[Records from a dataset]
──────
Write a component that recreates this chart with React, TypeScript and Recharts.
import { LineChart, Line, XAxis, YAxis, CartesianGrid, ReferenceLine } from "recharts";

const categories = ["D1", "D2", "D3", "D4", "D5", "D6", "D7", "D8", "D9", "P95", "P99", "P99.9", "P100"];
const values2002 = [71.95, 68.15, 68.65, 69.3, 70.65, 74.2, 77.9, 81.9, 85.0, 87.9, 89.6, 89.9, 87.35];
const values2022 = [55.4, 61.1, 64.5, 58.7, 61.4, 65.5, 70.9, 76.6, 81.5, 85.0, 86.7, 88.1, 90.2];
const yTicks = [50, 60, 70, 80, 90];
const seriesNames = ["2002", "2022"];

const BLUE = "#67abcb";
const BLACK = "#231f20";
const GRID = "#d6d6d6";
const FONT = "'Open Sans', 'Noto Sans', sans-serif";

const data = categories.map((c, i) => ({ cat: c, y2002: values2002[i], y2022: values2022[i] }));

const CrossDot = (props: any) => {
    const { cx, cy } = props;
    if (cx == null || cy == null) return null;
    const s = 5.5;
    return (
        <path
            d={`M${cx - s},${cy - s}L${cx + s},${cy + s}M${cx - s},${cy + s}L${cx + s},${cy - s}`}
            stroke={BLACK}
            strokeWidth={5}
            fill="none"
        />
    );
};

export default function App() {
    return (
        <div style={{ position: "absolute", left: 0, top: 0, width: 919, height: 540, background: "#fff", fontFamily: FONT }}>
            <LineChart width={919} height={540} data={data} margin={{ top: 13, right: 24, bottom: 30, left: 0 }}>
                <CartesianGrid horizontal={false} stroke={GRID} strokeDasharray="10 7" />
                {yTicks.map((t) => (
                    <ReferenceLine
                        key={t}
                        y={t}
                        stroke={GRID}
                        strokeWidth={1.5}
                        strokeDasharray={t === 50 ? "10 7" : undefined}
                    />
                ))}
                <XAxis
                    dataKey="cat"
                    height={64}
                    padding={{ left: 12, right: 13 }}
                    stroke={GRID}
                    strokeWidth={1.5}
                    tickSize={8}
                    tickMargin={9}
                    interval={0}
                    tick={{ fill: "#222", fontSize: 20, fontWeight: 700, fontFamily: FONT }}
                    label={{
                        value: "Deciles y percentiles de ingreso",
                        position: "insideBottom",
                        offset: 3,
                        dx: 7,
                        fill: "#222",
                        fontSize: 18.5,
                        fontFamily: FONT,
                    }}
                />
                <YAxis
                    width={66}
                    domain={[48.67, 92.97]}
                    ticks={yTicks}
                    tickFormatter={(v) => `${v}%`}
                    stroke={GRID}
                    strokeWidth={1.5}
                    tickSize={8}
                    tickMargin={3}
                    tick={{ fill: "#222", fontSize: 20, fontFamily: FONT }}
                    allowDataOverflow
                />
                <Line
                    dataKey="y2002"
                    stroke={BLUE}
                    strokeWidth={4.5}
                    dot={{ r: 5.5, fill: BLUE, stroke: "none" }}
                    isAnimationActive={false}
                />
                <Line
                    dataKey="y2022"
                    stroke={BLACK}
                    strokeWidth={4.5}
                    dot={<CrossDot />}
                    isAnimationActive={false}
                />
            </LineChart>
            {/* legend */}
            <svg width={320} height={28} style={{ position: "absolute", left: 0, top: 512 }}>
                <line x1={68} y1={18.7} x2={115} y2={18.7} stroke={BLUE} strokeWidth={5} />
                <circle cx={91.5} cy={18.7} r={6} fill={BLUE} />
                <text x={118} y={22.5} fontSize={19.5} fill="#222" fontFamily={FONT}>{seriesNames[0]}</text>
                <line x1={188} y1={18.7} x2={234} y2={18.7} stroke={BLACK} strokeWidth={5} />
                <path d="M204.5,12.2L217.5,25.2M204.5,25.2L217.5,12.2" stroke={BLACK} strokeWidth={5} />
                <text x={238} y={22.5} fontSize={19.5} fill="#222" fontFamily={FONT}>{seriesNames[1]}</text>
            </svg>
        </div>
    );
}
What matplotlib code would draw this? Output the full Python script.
──────
**Written task:**
The data above must be returned in full, exactly as written.

**Task answer:**
Write a component that recreates this chart with React, TypeScript and Recharts.
import { LineChart, Line, XAxis, YAxis, CartesianGrid, ReferenceLine } from "recharts";

const categories = ["D1", "D2", "D3", "D4", "D5", "D6", "D7", "D8", "D9", "P95", "P99", "P99.9", "P100"];
const values2002 = [71.95, 68.15, 68.65, 69.3, 70.65, 74.2, 77.9, 81.9, 85.0, 87.9, 89.6, 89.9, 87.35];
const values2022 = [55.4, 61.1, 64.5, 58.7, 61.4, 65.5, 70.9, 76.6, 81.5, 85.0, 86.7, 88.1, 90.2];
const yTicks = [50, 60, 70, 80, 90];
const seriesNames = ["2002", "2022"];

const BLUE = "#67abcb";
const BLACK = "#231f20";
const GRID = "#d6d6d6";
const FONT = "'Open Sans', 'Noto Sans', sans-serif";

const data = categories.map((c, i) => ({ cat: c, y2002: values2002[i], y2022: values2022[i] }));

const CrossDot = (props: any) => {
    const { cx, cy } = props;
    if (cx == null || cy == null) return null;
    const s = 5.5;
    return (
        <path
            d={`M${cx - s},${cy - s}L${cx + s},${cy + s}M${cx - s},${cy + s}L${cx + s},${cy - s}`}
            stroke={BLACK}
            strokeWidth={5}
            fill="none"
        />
    );
};

export default function App() {
    return (
        <div style={{ position: "absolute", left: 0, top: 0, width: 919, height: 540, background: "#fff", fontFamily: FONT }}>
            <LineChart width={919} height={540} data={data} margin={{ top: 13, right: 24, bottom: 30, left: 0 }}>
                <CartesianGrid horizontal={false} stroke={GRID} strokeDasharray="10 7" />
                {yTicks.map((t) => (
                    <ReferenceLine
                        key={t}
                        y={t}
                        stroke={GRID}
                        strokeWidth={1.5}
                        strokeDasharray={t === 50 ? "10 7" : undefined}
                    />
                ))}
                <XAxis
                    dataKey="cat"
                    height={64}
                    padding={{ left: 12, right: 13 }}
                    stroke={GRID}
                    strokeWidth={1.5}
                    tickSize={8}
                    tickMargin={9}
                    interval={0}
                    tick={{ fill: "#222", fontSize: 20, fontWeight: 700, fontFamily: FONT }}
                    label={{
                        value: "Deciles y percentiles de ingreso",
                        position: "insideBottom",
                        offset: 3,
                        dx: 7,
                        fill: "#222",
                        fontSize: 18.5,
                        fontFamily: FONT,
                    }}
                />
                <YAxis
                    width={66}
                    domain={[48.67, 92.97]}
                    ticks={yTicks}
                    tickFormatter={(v) => `${v}%`}
                    stroke={GRID}
                    strokeWidth={1.5}
                    tickSize={8}
                    tickMargin={3}
                    tick={{ fill: "#222", fontSize: 20, fontFamily: FONT }}
                    allowDataOverflow
                />
                <Line
                    dataKey="y2002"
                    stroke={BLUE}
                    strokeWidth={4.5}
                    dot={{ r: 5.5, fill: BLUE, stroke: "none" }}
                    isAnimationActive={false}
                />
                <Line
                    dataKey="y2022"
                    stroke={BLACK}
                    strokeWidth={4.5}
                    dot={<CrossDot />}
                    isAnimationActive={false}
                />
            </LineChart>
            {/* legend */}
            <svg width={320} height={28} style={{ position: "absolute", left: 0, top: 512 }}>
                <line x1={68} y1={18.7} x2={115} y2={18.7} stroke={BLUE} strokeWidth={5} />
                <circle cx={91.5} cy={18.7} r={6} fill={BLUE} />
                <text x={118} y={22.5} fontSize={19.5} fill="#222" fontFamily={FONT}>{seriesNames[0]}</text>
                <line x1={188} y1={18.7} x2={234} y2={18.7} stroke={BLACK} strokeWidth={5} />
                <path d="M204.5,12.2L217.5,25.2M204.5,25.2L217.5,12.2" stroke={BLACK} strokeWidth={5} />
                <text x={238} y={22.5} fontSize={19.5} fill="#222" fontFamily={FONT}>{seriesNames[1]}</text>
            </svg>
        </div>
    );
}
What matplotlib code would draw this? Output the full Python script.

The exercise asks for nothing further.